▸ **Required work**: Transcribe the material exactly. Images do not belong in the copy.

-- START --

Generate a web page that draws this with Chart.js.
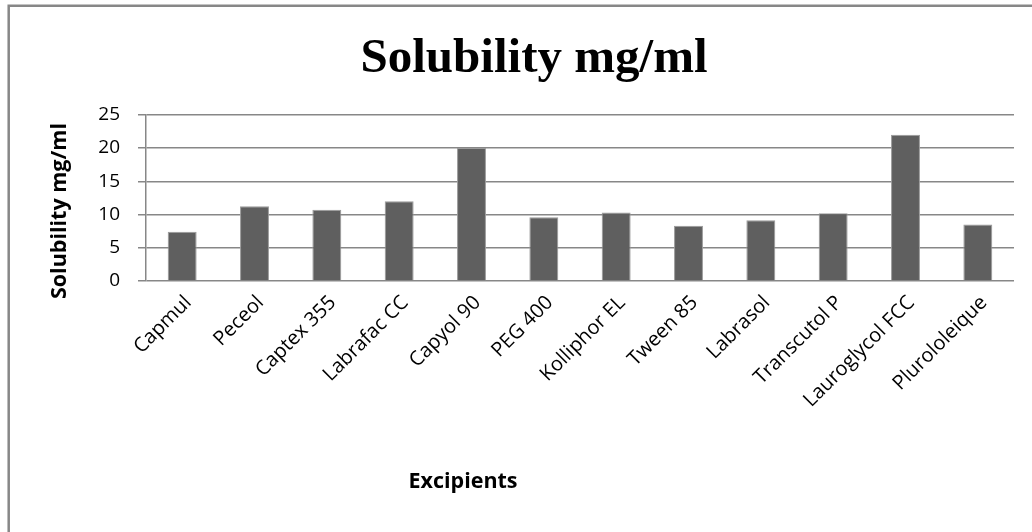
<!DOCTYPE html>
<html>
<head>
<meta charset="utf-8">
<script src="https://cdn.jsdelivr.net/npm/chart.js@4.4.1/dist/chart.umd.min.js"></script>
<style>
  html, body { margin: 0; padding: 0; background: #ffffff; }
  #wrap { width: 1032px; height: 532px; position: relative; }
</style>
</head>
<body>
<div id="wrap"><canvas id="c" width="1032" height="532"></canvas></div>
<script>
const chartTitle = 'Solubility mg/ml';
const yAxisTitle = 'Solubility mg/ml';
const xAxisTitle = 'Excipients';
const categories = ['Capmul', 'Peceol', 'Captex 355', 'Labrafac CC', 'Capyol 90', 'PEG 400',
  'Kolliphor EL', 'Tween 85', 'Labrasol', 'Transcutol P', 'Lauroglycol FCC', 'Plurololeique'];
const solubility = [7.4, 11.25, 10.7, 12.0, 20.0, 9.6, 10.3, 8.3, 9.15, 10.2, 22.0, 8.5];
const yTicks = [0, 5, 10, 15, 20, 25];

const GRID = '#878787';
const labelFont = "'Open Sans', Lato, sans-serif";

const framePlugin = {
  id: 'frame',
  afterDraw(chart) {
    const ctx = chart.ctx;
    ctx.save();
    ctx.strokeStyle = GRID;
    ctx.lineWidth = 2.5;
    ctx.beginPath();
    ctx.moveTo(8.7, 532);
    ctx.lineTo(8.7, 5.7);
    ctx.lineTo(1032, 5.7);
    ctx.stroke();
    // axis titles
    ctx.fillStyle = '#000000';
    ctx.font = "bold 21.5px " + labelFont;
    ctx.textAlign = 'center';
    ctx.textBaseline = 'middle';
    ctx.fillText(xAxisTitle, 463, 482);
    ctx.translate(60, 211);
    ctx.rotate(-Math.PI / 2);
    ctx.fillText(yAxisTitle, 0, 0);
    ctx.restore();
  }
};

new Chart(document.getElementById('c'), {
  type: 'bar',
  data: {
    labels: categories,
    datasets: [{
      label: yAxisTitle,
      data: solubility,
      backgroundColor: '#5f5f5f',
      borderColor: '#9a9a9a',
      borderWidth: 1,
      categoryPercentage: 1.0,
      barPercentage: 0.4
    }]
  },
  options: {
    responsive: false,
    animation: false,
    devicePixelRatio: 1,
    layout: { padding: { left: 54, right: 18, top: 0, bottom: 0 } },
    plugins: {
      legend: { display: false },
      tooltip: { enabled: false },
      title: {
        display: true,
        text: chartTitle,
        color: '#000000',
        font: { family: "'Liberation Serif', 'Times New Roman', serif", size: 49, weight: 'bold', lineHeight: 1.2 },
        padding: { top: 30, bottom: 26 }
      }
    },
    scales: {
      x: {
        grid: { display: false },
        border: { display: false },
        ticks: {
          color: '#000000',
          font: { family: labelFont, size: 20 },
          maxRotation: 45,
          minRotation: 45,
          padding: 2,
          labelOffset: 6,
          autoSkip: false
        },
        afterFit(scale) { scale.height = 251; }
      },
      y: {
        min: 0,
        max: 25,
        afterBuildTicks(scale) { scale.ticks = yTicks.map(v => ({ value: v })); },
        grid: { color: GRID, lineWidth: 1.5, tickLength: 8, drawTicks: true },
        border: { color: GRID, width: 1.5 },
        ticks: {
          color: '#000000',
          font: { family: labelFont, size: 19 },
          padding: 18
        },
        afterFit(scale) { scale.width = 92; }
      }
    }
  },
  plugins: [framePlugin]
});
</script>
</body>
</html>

-- END --

▸ **Result for this task**:
Generate a web page that draws this with Chart.js.
<!DOCTYPE html>
<html>
<head>
<meta charset="utf-8">
<script src="https://cdn.jsdelivr.net/npm/chart.js@4.4.1/dist/chart.umd.min.js"></script>
<style>
  html, body { margin: 0; padding: 0; background: #ffffff; }
  #wrap { width: 1032px; height: 532px; position: relative; }
</style>
</head>
<body>
<div id="wrap"><canvas id="c" width="1032" height="532"></canvas></div>
<script>
const chartTitle = 'Solubility mg/ml';
const yAxisTitle = 'Solubility mg/ml';
const xAxisTitle = 'Excipients';
const categories = ['Capmul', 'Peceol', 'Captex 355', 'Labrafac CC', 'Capyol 90', 'PEG 400',
  'Kolliphor EL', 'Tween 85', 'Labrasol', 'Transcutol P', 'Lauroglycol FCC', 'Plurololeique'];
const solubility = [7.4, 11.25, 10.7, 12.0, 20.0, 9.6, 10.3, 8.3, 9.15, 10.2, 22.0, 8.5];
const yTicks = [0, 5, 10, 15, 20, 25];

const GRID = '#878787';
const labelFont = "'Open Sans', Lato, sans-serif";

const framePlugin = {
  id: 'frame',
  afterDraw(chart) {
    const ctx = chart.ctx;
    ctx.save();
    ctx.strokeStyle = GRID;
    ctx.lineWidth = 2.5;
    ctx.beginPath();
    ctx.moveTo(8.7, 532);
    ctx.lineTo(8.7, 5.7);
    ctx.lineTo(1032, 5.7);
    ctx.stroke();
    // axis titles
    ctx.fillStyle = '#000000';
    ctx.font = "bold 21.5px " + labelFont;
    ctx.textAlign = 'center';
    ctx.textBaseline = 'middle';
    ctx.fillText(xAxisTitle, 463, 482);
    ctx.translate(60, 211);
    ctx.rotate(-Math.PI / 2);
    ctx.fillText(yAxisTitle, 0, 0);
    ctx.restore();
  }
};

new Chart(document.getElementById('c'), {
  type: 'bar',
  data: {
    labels: categories,
    datasets: [{
      label: yAxisTitle,
      data: solubility,
      backgroundColor: '#5f5f5f',
      borderColor: '#9a9a9a',
      borderWidth: 1,
      categoryPercentage: 1.0,
      barPercentage: 0.4
    }]
  },
  options: {
    responsive: false,
    animation: false,
    devicePixelRatio: 1,
    layout: { padding: { left: 54, right: 18, top: 0, bottom: 0 } },
    plugins: {
      legend: { display: false },
      tooltip: { enabled: false },
      title: {
        display: true,
        text: chartTitle,
        color: '#000000',
        font: { family: "'Liberation Serif', 'Times New Roman', serif", size: 49, weight: 'bold', lineHeight: 1.2 },
        padding: { top: 30, bottom: 26 }
      }
    },
    scales: {
      x: {
        grid: { display: false },
        border: { display: false },
        ticks: {
          color: '#000000',
          font: { family: labelFont, size: 20 },
          maxRotation: 45,
          minRotation: 45,
          padding: 2,
          labelOffset: 6,
          autoSkip: false
        },
        afterFit(scale) { scale.height = 251; }
      },
      y: {
        min: 0,
        max: 25,
        afterBuildTicks(scale) { scale.ticks = yTicks.map(v => ({ value: v })); },
        grid: { color: GRID, lineWidth: 1.5, tickLength: 8, drawTicks: true },
        border: { color: GRID, width: 1.5 },
        ticks: {
          color: '#000000',
          font: { family: labelFont, size: 19 },
          padding: 18
        },
        afterFit(scale) { scale.width = 92; }
      }
    }
  },
  plugins: [framePlugin]
});
</script>
</body>
</html>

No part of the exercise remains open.